PostgreSQL/Partitioning


If you have a table with a very huge amount of data, it may be helpful to scatter the data to different physical tables which share a common data structure. In such use cases, where DML statements concern only one of those physical tables, you can get great performance benefits from partitioning. Typically this is the case, if there is any timeline or a geographical distribution of the values of a column.

Declarative-partitioning-syntax: since version 10 edit

Postgres 10 introduced a declarative partition-defining-syntax in addition to the previous table-inheritance-syntax. With this syntax the necessity to define an additional trigger disappears, but in comparision to the previous solution the functionality stays unchanged.

First, you define a master table containing a partitioning methode which is PARTITION BY RANGE (column_name) in this example:

CREATE TABLE log (
  id       int  not null,
  logdate  date not null,
  message  varchar(500)
) PARTITION BY RANGE (logdate);

Next, you create partitions with the same structure as the master and ensure, that only rows within the expected data range can be stored there. Those partitions are conventional, physical tables.

CREATE TABLE log_2015_01 PARTITION OF log FOR VALUES FROM ('2015-01-01') TO ('2015-02-01');
CREATE TABLE log_2015_02 PARTITION OF log FOR VALUES FROM ('2015-02-01') TO ('2015-03-01');
...
CREATE TABLE log_2015_12 PARTITION OF log FOR VALUES FROM ('2015-12-01') TO ('2016-01-01');
CREATE TABLE log_2016_01 PARTITION OF log FOR VALUES FROM ('2016-01-01') TO ('2016-02-01');
...

Table-inheritance-syntax edit

First, you define a master table, which is a conventional table.

CREATE TABLE log (
  id       int  not null,
  logdate  date not null,
  message  varchar(500)
);

Next, you create partitions with the same structure as the master table by using the table-inheritance mechanism INHERITS (table_name). Additionally you must ensure that only rows within the expected data range can be stored in the derived tables.

CREATE TABLE log_2015_01 (CHECK (logdate >= DATE '2015-01-01' AND logdate < DATE '2015-02-01')) INHERITS (log);
CREATE TABLE log_2015_02 (CHECK (logdate >= DATE '2015-02-01' AND logdate < DATE '2015-03-01')) INHERITS (log);
...
CREATE TABLE log_2015_12 (CHECK (logdate >= DATE '2015-12-01' AND logdate < DATE '2016-01-01')) INHERITS (log);
CREATE TABLE log_2016_01 (CHECK (logdate >= DATE '2016-01-01' AND logdate < DATE '2016-02-01')) INHERITS (log);
...

You need a function, which transfers rows into the appropriate partition.

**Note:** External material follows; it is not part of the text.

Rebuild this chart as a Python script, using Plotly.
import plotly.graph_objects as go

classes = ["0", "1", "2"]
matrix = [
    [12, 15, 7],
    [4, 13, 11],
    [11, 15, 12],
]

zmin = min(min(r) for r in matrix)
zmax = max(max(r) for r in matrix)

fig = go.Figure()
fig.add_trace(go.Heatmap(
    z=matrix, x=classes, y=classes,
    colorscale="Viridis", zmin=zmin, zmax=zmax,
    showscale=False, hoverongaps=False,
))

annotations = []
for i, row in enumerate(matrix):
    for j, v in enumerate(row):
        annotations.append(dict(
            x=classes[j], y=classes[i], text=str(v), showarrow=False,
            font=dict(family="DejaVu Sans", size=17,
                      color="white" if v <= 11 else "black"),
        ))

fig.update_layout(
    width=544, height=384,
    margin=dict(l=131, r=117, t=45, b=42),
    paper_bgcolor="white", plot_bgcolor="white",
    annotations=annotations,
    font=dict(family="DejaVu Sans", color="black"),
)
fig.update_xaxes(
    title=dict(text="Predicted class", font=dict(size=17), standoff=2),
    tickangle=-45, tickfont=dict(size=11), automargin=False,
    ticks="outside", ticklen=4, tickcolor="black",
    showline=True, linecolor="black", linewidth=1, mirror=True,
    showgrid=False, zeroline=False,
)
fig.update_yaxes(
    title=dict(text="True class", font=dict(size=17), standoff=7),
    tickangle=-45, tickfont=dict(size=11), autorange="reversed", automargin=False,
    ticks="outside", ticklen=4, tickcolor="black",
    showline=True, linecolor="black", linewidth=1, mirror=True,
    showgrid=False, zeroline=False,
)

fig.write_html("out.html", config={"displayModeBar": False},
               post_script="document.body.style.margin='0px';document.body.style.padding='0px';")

CREATE OR REPLACE FUNCTION log_ins_function() RETURNS TRIGGER AS $$
BEGIN
  IF (NEW.logdate >= DATE '2015-01-01' AND NEW.logdate < DATE '2015-02-01' ) THEN
        INSERT INTO log_2015_01 VALUES (NEW.*);
  ELSIF (NEW.logdate >= DATE '2015-02-01' AND NEW.logdate < DATE '2015-03-01' ) THEN
        INSERT INTO log_2015_02 VALUES (NEW.*);
  ELSIF ...
    ...
  END IF;
  RETURN NULL;
END;
$$
LANGUAGE plpgsql;

The function is called by a trigger.

CREATE TRIGGER log_ins_trigger
  BEFORE INSERT ON log
  FOR EACH ROW EXECUTE PROCEDURE log_ins_function();

Further Steps edit

It's a good idea to create an index.

CREATE INDEX log_2015_01_idx ON log_2015_01 (logdate);
CREATE INDEX log_2015_02_idx ON log_2015_02 (logdate);
...

Many DML statements like SELECT * FROM log WHERE logdate = '2015-01-15'; act only on one partition and can ignore all the others. This is very helpfull especially in such cases where a full table scan becomes necessary. The query optimizer has the chance to generate execution plans which avoid scanning unnecessary partitions.

In the shown example new rows will mainly go to the newest partition. After some years you can drop old partitions as a whole. This shall be done with the command DROP TABLE - not with a DELETE command. The DROP TABLE command is much faster than the DELETE command as it removes the complete partition in one single step instead of touching every single row.